**YOUR OBJECTIVE:** Exact reproduction is required for the lines bounded by the one containing "Generate a component" and the one containing "const axisEnd = x(629);", both bounds included. Print them without any pictures.

--- MATERIAL FOR THIS TASK ---

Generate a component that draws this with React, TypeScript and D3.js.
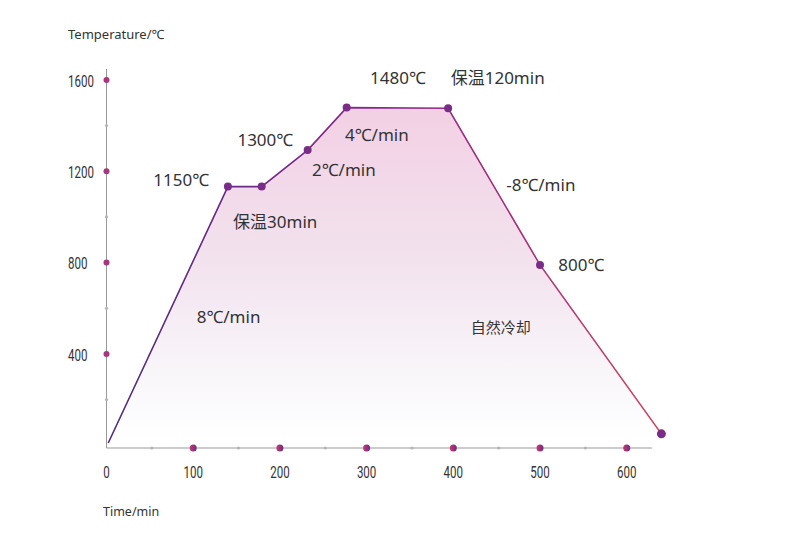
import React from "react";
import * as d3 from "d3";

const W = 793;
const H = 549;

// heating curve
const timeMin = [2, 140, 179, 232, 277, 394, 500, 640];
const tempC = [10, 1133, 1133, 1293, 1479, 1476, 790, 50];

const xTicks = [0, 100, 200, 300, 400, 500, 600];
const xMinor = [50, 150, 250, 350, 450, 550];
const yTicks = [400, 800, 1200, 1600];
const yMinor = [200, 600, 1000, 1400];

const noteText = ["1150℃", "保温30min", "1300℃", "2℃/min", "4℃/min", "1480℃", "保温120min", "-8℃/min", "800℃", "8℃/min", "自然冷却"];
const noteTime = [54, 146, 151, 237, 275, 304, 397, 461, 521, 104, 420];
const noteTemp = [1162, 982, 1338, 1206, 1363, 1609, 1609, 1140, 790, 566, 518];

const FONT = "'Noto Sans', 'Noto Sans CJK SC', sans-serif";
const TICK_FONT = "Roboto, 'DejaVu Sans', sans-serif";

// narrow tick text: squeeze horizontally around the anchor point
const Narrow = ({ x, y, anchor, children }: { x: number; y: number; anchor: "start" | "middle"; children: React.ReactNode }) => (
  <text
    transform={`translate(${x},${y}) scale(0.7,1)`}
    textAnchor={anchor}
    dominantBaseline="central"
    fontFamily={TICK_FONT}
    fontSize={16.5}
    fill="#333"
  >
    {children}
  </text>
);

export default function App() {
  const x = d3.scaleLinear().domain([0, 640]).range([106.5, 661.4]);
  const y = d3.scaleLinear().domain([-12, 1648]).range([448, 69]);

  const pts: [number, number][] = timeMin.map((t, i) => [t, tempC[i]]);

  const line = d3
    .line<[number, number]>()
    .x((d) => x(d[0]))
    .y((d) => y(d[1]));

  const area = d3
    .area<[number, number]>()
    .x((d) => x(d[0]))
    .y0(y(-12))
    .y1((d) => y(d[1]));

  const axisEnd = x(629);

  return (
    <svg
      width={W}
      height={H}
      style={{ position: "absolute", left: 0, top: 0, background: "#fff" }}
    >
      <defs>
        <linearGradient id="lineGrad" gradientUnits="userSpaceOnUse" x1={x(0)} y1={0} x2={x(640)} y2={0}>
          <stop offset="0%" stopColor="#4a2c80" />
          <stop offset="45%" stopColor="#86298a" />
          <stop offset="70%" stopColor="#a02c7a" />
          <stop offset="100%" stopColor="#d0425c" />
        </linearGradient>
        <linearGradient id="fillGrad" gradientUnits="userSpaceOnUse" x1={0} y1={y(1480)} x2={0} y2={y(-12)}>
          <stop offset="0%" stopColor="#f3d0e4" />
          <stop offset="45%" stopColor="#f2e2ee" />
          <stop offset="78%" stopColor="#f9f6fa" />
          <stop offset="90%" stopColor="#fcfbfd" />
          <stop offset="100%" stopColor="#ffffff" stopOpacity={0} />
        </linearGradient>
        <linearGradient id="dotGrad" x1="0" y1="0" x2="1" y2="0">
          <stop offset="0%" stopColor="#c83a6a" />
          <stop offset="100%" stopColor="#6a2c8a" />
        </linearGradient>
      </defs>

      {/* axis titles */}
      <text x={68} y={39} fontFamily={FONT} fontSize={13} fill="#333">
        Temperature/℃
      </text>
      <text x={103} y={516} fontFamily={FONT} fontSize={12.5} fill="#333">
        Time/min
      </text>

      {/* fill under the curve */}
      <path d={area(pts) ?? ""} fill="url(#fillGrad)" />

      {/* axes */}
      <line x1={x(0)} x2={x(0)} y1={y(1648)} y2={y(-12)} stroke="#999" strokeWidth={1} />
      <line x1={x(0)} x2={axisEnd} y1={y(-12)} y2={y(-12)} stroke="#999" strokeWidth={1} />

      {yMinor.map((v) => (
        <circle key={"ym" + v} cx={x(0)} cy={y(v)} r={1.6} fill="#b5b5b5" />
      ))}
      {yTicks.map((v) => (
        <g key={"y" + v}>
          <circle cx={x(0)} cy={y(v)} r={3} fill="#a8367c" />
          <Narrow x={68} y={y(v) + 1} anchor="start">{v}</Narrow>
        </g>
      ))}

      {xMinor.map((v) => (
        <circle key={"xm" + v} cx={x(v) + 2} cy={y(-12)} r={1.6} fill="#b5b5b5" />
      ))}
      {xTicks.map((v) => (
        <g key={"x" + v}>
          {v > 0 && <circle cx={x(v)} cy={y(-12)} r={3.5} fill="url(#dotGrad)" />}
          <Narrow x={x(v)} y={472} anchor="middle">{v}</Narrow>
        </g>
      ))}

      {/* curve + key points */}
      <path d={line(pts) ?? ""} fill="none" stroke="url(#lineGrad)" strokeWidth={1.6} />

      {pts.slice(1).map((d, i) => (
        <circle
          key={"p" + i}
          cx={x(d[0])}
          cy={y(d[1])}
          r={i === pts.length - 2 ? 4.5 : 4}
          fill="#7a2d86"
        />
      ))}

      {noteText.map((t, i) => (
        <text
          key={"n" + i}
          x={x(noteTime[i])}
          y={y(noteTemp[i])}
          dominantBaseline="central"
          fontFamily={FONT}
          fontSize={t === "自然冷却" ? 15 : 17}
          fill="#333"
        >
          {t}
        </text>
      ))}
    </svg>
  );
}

---
--- MATERIAL FOR THIS TASK ---

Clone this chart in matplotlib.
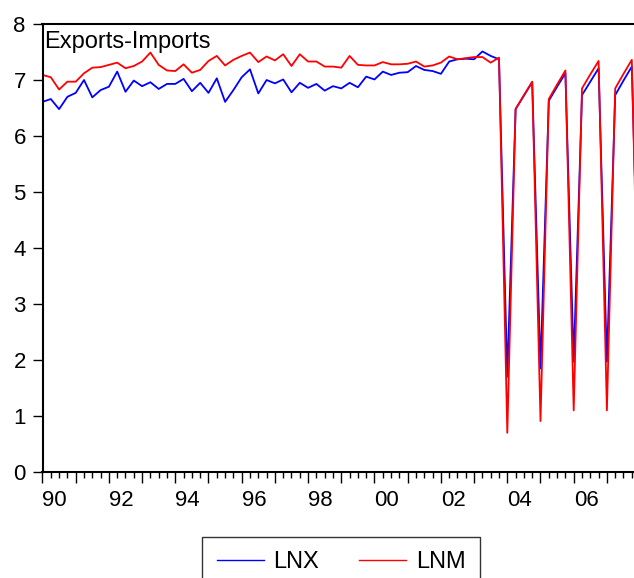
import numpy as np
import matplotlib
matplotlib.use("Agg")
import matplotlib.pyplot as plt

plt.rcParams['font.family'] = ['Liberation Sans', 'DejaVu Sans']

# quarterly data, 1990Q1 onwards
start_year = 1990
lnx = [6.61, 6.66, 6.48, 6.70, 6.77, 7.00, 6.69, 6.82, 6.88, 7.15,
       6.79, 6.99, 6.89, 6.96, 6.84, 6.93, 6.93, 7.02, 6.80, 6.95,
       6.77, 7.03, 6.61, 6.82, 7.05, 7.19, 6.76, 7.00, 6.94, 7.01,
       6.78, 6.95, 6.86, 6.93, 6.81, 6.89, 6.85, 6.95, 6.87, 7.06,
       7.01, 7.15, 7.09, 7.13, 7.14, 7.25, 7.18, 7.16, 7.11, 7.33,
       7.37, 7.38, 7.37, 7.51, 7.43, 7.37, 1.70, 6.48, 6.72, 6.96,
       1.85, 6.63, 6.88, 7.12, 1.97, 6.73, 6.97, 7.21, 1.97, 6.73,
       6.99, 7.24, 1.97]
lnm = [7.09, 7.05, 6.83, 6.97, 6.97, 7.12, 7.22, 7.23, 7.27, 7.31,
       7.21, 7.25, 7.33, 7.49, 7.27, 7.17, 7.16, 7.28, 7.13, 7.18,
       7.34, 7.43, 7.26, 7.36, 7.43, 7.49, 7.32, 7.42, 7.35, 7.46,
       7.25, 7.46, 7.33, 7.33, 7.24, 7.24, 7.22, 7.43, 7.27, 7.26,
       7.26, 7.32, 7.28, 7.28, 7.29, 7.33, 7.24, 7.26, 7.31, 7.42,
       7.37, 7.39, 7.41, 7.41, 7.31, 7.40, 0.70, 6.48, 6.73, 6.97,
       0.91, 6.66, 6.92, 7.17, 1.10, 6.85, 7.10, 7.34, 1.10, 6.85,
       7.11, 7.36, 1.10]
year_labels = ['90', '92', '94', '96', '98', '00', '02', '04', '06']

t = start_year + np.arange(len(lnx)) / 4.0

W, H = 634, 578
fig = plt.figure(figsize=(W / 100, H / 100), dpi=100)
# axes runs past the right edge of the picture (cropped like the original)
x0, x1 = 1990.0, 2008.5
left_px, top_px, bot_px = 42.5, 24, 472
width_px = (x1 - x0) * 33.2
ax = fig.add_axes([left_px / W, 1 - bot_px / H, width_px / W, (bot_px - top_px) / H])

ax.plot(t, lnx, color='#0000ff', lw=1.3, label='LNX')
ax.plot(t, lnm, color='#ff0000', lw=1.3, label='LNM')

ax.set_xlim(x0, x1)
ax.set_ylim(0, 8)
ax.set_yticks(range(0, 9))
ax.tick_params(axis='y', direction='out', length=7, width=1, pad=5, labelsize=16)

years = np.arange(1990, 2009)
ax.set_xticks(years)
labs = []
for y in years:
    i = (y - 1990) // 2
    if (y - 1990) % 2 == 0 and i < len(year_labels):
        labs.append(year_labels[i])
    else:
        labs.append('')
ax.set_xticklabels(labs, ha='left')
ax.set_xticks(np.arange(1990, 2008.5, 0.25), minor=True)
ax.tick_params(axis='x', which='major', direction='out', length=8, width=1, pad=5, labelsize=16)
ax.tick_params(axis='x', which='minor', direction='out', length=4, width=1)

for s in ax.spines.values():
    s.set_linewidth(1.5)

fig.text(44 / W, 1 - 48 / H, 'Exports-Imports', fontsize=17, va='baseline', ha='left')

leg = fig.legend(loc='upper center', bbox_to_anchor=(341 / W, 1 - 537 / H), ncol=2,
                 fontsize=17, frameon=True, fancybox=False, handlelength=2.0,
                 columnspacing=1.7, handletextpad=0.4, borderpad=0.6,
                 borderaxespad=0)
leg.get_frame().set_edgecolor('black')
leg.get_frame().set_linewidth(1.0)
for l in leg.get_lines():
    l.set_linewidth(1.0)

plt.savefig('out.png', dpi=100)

---

**TASK OUTPUT:**
Generate a component that draws this with React, TypeScript and D3.js.
import React from "react";
import * as d3 from "d3";

const W = 793;
const H = 549;

// heating curve
const timeMin = [2, 140, 179, 232, 277, 394, 500, 640];
const tempC = [10, 1133, 1133, 1293, 1479, 1476, 790, 50];

const xTicks = [0, 100, 200, 300, 400, 500, 600];
const xMinor = [50, 150, 250, 350, 450, 550];
const yTicks = [400, 800, 1200, 1600];
const yMinor = [200, 600, 1000, 1400];

const noteText = ["1150℃", "保温30min", "1300℃", "2℃/min", "4℃/min", "1480℃", "保温120min", "-8℃/min", "800℃", "8℃/min", "自然冷却"];
const noteTime = [54, 146, 151, 237, 275, 304, 397, 461, 521, 104, 420];
const noteTemp = [1162, 982, 1338, 1206, 1363, 1609, 1609, 1140, 790, 566, 518];

const FONT = "'Noto Sans', 'Noto Sans CJK SC', sans-serif";
const TICK_FONT = "Roboto, 'DejaVu Sans', sans-serif";

// narrow tick text: squeeze horizontally around the anchor point
const Narrow = ({ x, y, anchor, children }: { x: number; y: number; anchor: "start" | "middle"; children: React.ReactNode }) => (
  <text
    transform={`translate(${x},${y}) scale(0.7,1)`}
    textAnchor={anchor}
    dominantBaseline="central"
    fontFamily={TICK_FONT}
    fontSize={16.5}
    fill="#333"
  >
    {children}
  </text>
);

export default function App() {
  const x = d3.scaleLinear().domain([0, 640]).range([106.5, 661.4]);
  const y = d3.scaleLinear().domain([-12, 1648]).range([448, 69]);

  const pts: [number, number][] = timeMin.map((t, i) => [t, tempC[i]]);

  const line = d3
    .line<[number, number]>()
    .x((d) => x(d[0]))
    .y((d) => y(d[1]));

  const area = d3
    .area<[number, number]>()
    .x((d) => x(d[0]))
    .y0(y(-12))
    .y1((d) => y(d[1]));

  const axisEnd = x(629);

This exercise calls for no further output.